- **Exercise material**:
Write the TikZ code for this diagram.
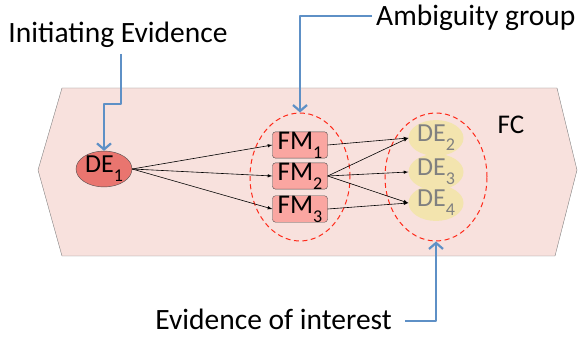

--

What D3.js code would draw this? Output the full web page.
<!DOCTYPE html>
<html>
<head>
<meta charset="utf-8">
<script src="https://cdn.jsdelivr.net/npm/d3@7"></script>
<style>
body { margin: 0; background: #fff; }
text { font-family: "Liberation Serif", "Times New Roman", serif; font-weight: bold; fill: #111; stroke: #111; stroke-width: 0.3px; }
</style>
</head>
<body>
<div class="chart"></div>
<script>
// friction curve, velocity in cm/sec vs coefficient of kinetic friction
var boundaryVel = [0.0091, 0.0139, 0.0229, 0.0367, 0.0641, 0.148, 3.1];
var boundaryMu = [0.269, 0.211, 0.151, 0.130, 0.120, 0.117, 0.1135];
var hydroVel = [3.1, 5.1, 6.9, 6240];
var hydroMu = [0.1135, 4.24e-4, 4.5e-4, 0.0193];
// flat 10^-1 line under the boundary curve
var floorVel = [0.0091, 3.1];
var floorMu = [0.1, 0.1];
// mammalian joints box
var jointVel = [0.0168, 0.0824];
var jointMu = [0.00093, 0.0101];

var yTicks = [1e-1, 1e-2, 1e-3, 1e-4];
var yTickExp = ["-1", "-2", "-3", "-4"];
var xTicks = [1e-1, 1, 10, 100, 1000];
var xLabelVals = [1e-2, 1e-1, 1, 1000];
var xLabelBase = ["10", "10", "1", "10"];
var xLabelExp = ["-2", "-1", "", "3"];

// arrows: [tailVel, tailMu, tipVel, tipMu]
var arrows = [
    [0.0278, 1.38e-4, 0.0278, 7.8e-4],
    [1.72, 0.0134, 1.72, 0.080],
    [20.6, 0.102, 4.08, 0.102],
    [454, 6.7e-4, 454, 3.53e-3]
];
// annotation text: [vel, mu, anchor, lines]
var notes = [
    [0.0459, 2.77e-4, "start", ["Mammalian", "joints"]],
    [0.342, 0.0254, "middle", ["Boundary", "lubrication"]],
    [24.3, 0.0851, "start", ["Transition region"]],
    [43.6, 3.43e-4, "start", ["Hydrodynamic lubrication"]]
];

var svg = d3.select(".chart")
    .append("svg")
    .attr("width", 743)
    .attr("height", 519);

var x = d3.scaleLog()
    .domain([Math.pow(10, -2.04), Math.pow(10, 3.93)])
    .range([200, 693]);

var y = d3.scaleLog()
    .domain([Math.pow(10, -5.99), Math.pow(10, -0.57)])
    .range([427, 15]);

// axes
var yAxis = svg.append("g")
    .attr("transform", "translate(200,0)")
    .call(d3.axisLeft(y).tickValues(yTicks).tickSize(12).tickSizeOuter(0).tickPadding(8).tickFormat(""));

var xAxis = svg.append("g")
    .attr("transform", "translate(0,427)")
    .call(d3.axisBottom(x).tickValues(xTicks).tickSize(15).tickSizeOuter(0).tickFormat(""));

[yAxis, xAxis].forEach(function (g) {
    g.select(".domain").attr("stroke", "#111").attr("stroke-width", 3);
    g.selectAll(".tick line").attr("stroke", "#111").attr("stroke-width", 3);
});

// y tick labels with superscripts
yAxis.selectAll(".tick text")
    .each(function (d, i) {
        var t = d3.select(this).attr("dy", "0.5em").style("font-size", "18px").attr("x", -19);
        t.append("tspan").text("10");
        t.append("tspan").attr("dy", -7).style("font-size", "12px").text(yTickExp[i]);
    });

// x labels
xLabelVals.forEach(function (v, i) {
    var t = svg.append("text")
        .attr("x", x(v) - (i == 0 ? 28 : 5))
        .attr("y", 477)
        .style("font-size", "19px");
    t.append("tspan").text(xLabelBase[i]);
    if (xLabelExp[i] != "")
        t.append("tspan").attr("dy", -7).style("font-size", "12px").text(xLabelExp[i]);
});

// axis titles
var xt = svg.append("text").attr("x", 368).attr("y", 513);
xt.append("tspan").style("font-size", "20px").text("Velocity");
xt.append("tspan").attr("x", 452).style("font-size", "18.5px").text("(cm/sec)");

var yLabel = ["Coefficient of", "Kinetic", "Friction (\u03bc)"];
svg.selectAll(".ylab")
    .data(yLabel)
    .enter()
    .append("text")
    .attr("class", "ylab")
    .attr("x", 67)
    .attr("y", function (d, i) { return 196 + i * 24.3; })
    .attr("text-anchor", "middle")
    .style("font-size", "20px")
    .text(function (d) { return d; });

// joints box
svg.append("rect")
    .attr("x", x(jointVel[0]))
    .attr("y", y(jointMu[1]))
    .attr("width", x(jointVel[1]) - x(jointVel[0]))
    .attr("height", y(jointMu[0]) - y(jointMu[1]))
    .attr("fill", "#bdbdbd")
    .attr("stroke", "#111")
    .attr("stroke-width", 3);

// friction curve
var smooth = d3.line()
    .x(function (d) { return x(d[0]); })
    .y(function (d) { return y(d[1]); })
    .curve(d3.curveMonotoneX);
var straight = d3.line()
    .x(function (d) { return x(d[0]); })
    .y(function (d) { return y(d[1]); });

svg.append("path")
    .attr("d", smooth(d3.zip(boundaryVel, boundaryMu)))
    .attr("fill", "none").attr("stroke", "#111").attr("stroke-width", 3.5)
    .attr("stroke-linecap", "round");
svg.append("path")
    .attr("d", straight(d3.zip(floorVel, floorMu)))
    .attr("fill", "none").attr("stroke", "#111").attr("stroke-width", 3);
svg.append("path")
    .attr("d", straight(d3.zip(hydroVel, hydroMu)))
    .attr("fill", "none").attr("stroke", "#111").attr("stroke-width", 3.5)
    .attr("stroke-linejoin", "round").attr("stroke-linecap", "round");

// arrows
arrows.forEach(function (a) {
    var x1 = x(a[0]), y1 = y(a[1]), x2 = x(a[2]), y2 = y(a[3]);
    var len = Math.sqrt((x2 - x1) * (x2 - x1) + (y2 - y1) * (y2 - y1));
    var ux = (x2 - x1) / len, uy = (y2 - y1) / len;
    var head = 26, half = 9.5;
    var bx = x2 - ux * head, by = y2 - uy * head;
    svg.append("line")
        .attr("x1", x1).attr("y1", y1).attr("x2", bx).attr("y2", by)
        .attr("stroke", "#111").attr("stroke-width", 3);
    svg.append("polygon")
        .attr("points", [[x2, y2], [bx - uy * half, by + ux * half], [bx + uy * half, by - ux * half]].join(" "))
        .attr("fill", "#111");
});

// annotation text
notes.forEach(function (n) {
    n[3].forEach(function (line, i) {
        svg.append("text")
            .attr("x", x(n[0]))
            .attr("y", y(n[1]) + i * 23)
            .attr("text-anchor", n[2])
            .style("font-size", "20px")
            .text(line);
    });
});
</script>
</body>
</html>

- **Objective**: Indicate how many lines of the material contain the string "code", giving the number and nothing more.

- **Exercise answer**: 2